Many of our readers are no doubt familiar with the basics of IP address: They provide a network address that's used to reliably route Internet traffic to your PC, smartphone, or other device. The problem, though, is that the Internet is almost out of available IP addresses.
IPv4 is the current main IP (Internet Protocol) technology. Anyone who connects to the Internet gets assigned an IP address, which is up to 12 digits long, IPv4 technology allows for roughly 4 billion individual IP addresses. And not all IP addresses are created equal: There are "classes" of IP address--some intended for public use (usually to identify servers on the Web), and others for private use (like devices connected to your home network). For example, the IP address for Google.com as compared to a typical Netgear router (like you might have in your home).
Google's public IP address appears to be 220.127.116.11 at the time of writing, and Netgear routers, by default, can be reached from inside a network at 192.168.1.1. The "192." IP block, known as "Class C", is designated for private use, usually intended to be used with some type of NAT ("Network Address Translation"), to allow many devices to operate behind a single network access point (think of multiple PCs connecting to the Internet via one Wi-Fi network).
Class C addresses are reusable, since they exist only within a private network. The Google.com IP address, on the other hand, is "Class A" since it begins with "66.". Class A addresses are generally not reusable, eventually leading to complete depletion of the available address space as more IP addresses are requested and used.
Unfortunately, that time is now! At the rate new IP addresses are being claimed, the common IPv4 public address space--the pool of total available IPv4 addresses--could be completely depleted within weeks.
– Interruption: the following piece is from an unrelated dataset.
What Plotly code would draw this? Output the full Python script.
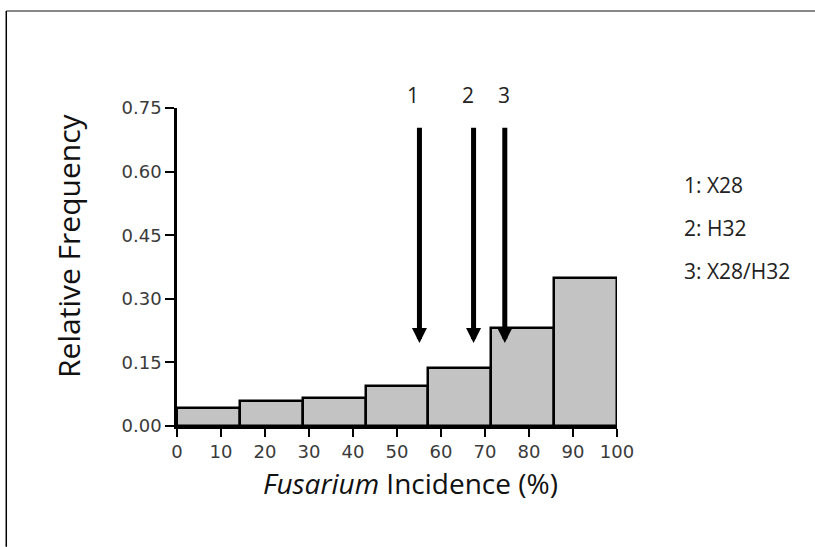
import plotly.graph_objects as go

# ---- data ----
bin_edges = [0, 100/7, 200/7, 300/7, 400/7, 500/7, 600/7, 100]
rel_freq = [0.043, 0.058, 0.065, 0.094, 0.137, 0.232, 0.350]
arrow_x = [55.1, 67.4, 74.5]
arrow_tip_y = [0.196, 0.196, 0.196]
arrow_tail_y = [0.707, 0.707, 0.707]
arrow_labels = ["1", "2", "3"]
label_x = [53.6, 66.2, 74.3]
legend_lines = ["1: X28", "2: H32", "3: X28/H32"]
x_ticks = [0, 10, 20, 30, 40, 50, 60, 70, 80, 90, 100]
y_ticks = [0.00, 0.15, 0.30, 0.45, 0.60, 0.75]
x_title = "<i>Fusarium</i> Incidence (%)"
y_title = "Relative Frequency"

centers = [(bin_edges[i] + bin_edges[i + 1]) / 2 for i in range(len(rel_freq))]
widths = [bin_edges[i + 1] - bin_edges[i] for i in range(len(rel_freq))]

fig = go.Figure()
fig.add_trace(go.Bar(
    x=centers, y=rel_freq, width=widths,
    marker=dict(color="#c3c3c3", line=dict(color="black", width=2.5)),
    showlegend=False, hoverinfo="skip",
))

annotations = []
for xa, yt, ytail in zip(arrow_x, arrow_tip_y, arrow_tail_y):
    annotations.append(dict(
        x=xa, y=yt, ax=xa, ay=ytail, xref="x", yref="y", axref="x", ayref="y",
        showarrow=True, arrowhead=2, arrowwidth=5, arrowsize=0.6,
        arrowcolor="black", standoff=0, text="",
    ))
for lx, lt in zip(label_x, arrow_labels):
    annotations.append(dict(
        x=lx, y=1.04, xref="x", yref="paper", text=lt, showarrow=False,
        font=dict(family="Open Sans", size=21, color="#222"),
        xanchor="center", yanchor="middle",
    ))
legend_y = [0.758, 0.623, 0.487]
for ly, lt in zip(legend_y, legend_lines):
    annotations.append(dict(
        x=1.148, y=ly, xref="paper", yref="paper", text=lt, showarrow=False,
        font=dict(family="Open Sans", size=21, color="#222"),
        xanchor="left", yanchor="middle",
    ))
# axis titles
annotations.append(dict(
    x=0.53, y=-0.179, xref="paper", yref="paper", text=x_title, showarrow=False,
    font=dict(family="Open Sans", size=28, color="#111"),
    xanchor="center", yanchor="middle",
))
annotations.append(dict(
    x=-0.248, y=0.566, xref="paper", yref="paper", text=y_title, showarrow=False,
    textangle=-90, font=dict(family="Open Sans", size=30, color="#111"),
    xanchor="center", yanchor="middle",
))

fig.update_layout(
    width=815, height=547,
    margin=dict(l=177, r=198, t=108, b=121),
    paper_bgcolor="white", plot_bgcolor="white",
    bargap=0,
    annotations=annotations,
    xaxis=dict(
        range=[0, 100], tickvals=x_ticks, ticktext=[str(t) for t in x_ticks],
        showline=True, linecolor="black", linewidth=2.5, ticks="outside",
        ticklen=8, tickwidth=2, tickcolor="black", showgrid=False, zeroline=False,
        tickfont=dict(family="DejaVu Sans", size=18, color="#3a3a3a"),
    ),
    yaxis=dict(
        range=[0, 0.75], tickvals=y_ticks, ticktext=["%.2f" % t for t in y_ticks],
        showline=True, linecolor="black", linewidth=2.5, ticks="outside",
        ticklen=9, tickwidth=2, tickcolor="black", showgrid=False, zeroline=False,
        tickfont=dict(family="DejaVu Sans", size=18, color="#3a3a3a"),
    ),
    shapes=[
        dict(type="line", xref="paper", yref="paper", x0=-0.388, x1=1.45,
             y0=1.305, y1=1.305, line=dict(color="#888", width=2)),
        dict(type="line", xref="paper", yref="paper", x0=-0.388, x1=-0.388,
             y0=1.305, y1=-0.38, line=dict(color="black", width=1.5)),
    ],
)

fig.write_html("out.html")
No, this doesn't mean the Internet is over.
Some clever folks predicted this problem with IPv4, and developed IPv6 (don't ask what happened to v5) to have an exponentially larger address space (that is, since it can support longer IP addresses, it can allow for more IP addresses--a lot more). This page gives a graphical comparison of just how many more IP addresses IPv6 supports. Google has already flipped the switch on many of their services, and some ISPs are already silently rolling out IPv6 to subscribers. And most recent operating systems provide at least basic IPv6 support. The Internet Society has a more in-depth FAQ about IPv6, and how you can enable it on your PC.
Hopefully, the transition will go so smoothly that no one will notice... until they find their IP address now contains letters! That's right, not only will IP addresses be longer, but your IP address will now be in hexadecimal. You did pay attention in math class, right?